**OBJECTIVE**.
Exactly as written, write out the lines below from the first to the one containing "import plotly.graph_objects as go", inclusive. Pictures do not belong in the copy.

**GIVEN INFORMATION**.
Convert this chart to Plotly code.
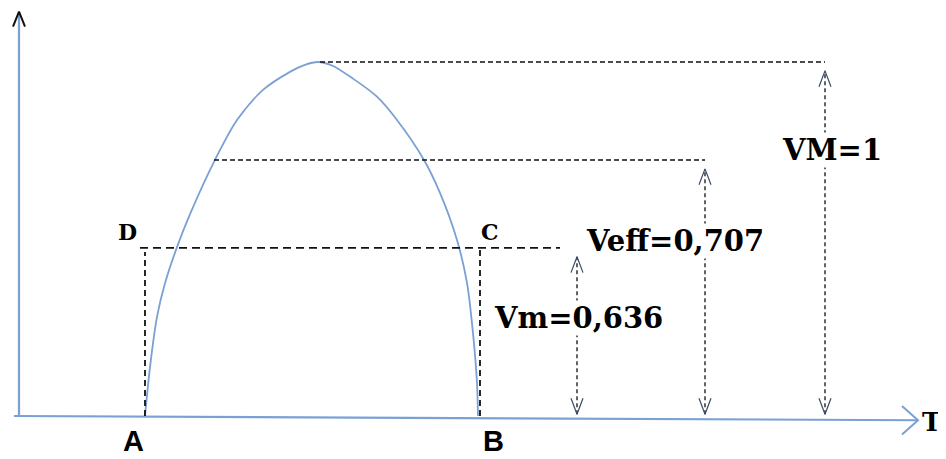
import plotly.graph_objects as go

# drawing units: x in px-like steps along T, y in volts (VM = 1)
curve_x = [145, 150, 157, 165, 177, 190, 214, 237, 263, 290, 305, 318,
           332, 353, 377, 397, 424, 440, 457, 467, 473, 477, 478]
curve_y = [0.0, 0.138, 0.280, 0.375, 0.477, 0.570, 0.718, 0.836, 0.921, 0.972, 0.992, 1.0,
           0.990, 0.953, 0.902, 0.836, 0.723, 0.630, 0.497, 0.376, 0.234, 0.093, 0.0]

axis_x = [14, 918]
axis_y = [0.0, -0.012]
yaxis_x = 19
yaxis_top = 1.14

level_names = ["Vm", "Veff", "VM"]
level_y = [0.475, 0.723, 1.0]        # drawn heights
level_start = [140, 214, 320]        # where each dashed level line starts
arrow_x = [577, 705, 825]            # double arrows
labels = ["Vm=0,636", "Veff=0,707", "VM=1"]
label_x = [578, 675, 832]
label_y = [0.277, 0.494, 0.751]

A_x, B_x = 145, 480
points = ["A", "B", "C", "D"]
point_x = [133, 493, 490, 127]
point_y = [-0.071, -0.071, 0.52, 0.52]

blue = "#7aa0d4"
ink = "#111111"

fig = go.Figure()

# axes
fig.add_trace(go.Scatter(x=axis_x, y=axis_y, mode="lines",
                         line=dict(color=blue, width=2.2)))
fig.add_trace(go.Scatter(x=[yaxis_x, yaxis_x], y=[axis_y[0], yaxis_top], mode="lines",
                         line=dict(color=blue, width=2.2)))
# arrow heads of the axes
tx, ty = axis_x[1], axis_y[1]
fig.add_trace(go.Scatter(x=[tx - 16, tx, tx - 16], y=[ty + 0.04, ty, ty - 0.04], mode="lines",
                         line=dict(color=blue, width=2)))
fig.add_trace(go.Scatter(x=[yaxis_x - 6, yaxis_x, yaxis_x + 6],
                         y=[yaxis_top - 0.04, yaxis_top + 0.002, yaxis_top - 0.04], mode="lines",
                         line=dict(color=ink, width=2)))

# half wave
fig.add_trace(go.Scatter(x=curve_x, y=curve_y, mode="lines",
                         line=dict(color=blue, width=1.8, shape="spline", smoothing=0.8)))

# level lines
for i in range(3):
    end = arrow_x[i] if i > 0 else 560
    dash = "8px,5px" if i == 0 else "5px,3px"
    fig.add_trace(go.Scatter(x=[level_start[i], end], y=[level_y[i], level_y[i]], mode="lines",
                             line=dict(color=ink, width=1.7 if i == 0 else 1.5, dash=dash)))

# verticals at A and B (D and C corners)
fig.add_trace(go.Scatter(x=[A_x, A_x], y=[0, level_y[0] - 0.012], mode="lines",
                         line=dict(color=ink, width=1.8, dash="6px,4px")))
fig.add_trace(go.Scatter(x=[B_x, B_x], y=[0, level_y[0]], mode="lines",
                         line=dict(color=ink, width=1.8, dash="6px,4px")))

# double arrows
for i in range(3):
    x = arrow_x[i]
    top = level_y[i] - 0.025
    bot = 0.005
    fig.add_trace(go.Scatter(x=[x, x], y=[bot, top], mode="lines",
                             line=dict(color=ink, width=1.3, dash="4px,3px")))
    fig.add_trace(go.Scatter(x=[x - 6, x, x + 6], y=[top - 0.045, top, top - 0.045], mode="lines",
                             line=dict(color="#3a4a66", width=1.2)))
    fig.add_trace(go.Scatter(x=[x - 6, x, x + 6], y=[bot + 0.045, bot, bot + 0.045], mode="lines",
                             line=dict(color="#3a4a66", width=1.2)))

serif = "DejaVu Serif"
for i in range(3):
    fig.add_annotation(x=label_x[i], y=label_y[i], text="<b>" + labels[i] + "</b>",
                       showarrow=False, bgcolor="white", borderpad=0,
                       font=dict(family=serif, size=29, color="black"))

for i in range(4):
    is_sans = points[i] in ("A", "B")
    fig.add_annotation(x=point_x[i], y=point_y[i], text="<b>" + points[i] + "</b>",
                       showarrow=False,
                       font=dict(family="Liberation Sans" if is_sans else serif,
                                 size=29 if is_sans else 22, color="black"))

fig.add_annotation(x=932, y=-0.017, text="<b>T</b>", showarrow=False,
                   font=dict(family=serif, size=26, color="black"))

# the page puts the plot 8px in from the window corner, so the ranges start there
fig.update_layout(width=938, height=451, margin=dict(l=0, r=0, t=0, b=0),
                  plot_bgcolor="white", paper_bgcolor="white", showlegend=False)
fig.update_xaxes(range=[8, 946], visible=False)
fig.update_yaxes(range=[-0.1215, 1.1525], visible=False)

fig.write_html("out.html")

**EXERCISE OUTPUT**.
Convert this chart to Plotly code.
import plotly.graph_objects as go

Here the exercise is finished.